# Available data:

....

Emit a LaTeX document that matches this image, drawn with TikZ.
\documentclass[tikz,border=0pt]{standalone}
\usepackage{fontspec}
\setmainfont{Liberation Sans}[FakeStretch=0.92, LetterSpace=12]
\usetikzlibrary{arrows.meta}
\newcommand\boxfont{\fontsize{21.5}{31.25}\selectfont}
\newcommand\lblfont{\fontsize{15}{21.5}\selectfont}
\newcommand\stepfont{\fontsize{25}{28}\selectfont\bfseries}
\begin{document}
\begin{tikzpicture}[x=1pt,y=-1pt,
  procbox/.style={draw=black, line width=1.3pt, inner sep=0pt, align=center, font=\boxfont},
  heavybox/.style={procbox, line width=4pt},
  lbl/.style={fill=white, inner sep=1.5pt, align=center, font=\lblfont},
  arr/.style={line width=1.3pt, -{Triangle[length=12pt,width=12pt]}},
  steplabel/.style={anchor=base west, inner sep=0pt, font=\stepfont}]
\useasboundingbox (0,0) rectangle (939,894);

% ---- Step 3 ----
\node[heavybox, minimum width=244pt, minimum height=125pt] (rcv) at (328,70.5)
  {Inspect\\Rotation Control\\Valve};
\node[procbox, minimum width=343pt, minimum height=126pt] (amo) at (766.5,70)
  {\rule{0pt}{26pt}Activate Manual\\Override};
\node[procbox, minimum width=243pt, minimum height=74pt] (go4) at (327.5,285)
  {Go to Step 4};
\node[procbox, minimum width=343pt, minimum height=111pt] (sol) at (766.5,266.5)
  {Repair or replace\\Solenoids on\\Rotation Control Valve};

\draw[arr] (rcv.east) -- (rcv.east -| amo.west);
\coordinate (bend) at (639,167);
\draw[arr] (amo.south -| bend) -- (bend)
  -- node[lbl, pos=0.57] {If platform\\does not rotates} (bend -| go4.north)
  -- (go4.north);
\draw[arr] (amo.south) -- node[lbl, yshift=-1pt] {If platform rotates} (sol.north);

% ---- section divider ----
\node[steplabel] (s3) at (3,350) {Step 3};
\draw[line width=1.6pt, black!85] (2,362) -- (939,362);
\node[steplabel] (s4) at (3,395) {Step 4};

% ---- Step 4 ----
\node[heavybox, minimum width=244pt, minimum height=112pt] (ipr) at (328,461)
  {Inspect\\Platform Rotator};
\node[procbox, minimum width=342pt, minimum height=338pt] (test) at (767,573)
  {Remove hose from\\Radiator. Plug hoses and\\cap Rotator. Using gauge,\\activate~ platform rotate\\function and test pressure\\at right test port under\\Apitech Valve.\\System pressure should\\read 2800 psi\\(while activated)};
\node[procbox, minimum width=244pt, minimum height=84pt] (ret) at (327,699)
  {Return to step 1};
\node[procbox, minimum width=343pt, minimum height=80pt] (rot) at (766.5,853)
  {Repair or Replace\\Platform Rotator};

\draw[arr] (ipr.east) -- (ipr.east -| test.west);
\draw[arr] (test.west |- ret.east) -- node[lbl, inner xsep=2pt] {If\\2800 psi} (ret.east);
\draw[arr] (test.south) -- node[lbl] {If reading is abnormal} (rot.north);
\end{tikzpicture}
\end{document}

....

# Task to carry out:
All of the material above needs to be retyped word for word.

# Response for this exercise:
Emit a LaTeX document that matches this image, drawn with TikZ.
\documentclass[tikz,border=0pt]{standalone}
\usepackage{fontspec}
\setmainfont{Liberation Sans}[FakeStretch=0.92, LetterSpace=12]
\usetikzlibrary{arrows.meta}
\newcommand\boxfont{\fontsize{21.5}{31.25}\selectfont}
\newcommand\lblfont{\fontsize{15}{21.5}\selectfont}
\newcommand\stepfont{\fontsize{25}{28}\selectfont\bfseries}
\begin{document}
\begin{tikzpicture}[x=1pt,y=-1pt,
  procbox/.style={draw=black, line width=1.3pt, inner sep=0pt, align=center, font=\boxfont},
  heavybox/.style={procbox, line width=4pt},
  lbl/.style={fill=white, inner sep=1.5pt, align=center, font=\lblfont},
  arr/.style={line width=1.3pt, -{Triangle[length=12pt,width=12pt]}},
  steplabel/.style={anchor=base west, inner sep=0pt, font=\stepfont}]
\useasboundingbox (0,0) rectangle (939,894);

% ---- Step 3 ----
\node[heavybox, minimum width=244pt, minimum height=125pt] (rcv) at (328,70.5)
  {Inspect\\Rotation Control\\Valve};
\node[procbox, minimum width=343pt, minimum height=126pt] (amo) at (766.5,70)
  {\rule{0pt}{26pt}Activate Manual\\Override};
\node[procbox, minimum width=243pt, minimum height=74pt] (go4) at (327.5,285)
  {Go to Step 4};
\node[procbox, minimum width=343pt, minimum height=111pt] (sol) at (766.5,266.5)
  {Repair or replace\\Solenoids on\\Rotation Control Valve};

\draw[arr] (rcv.east) -- (rcv.east -| amo.west);
\coordinate (bend) at (639,167);
\draw[arr] (amo.south -| bend) -- (bend)
  -- node[lbl, pos=0.57] {If platform\\does not rotates} (bend -| go4.north)
  -- (go4.north);
\draw[arr] (amo.south) -- node[lbl, yshift=-1pt] {If platform rotates} (sol.north);

% ---- section divider ----
\node[steplabel] (s3) at (3,350) {Step 3};
\draw[line width=1.6pt, black!85] (2,362) -- (939,362);
\node[steplabel] (s4) at (3,395) {Step 4};

% ---- Step 4 ----
\node[heavybox, minimum width=244pt, minimum height=112pt] (ipr) at (328,461)
  {Inspect\\Platform Rotator};
\node[procbox, minimum width=342pt, minimum height=338pt] (test) at (767,573)
  {Remove hose from\\Radiator. Plug hoses and\\cap Rotator. Using gauge,\\activate~ platform rotate\\function and test pressure\\at right test port under\\Apitech Valve.\\System pressure should\\read 2800 psi\\(while activated)};
\node[procbox, minimum width=244pt, minimum height=84pt] (ret) at (327,699)
  {Return to step 1};
\node[procbox, minimum width=343pt, minimum height=80pt] (rot) at (766.5,853)
  {Repair or Replace\\Platform Rotator};

\draw[arr] (ipr.east) -- (ipr.east -| test.west);
\draw[arr] (test.west |- ret.east) -- node[lbl, inner xsep=2pt] {If\\2800 psi} (ret.east);
\draw[arr] (test.south) -- node[lbl] {If reading is abnormal} (rot.north);
\end{tikzpicture}
\end{document}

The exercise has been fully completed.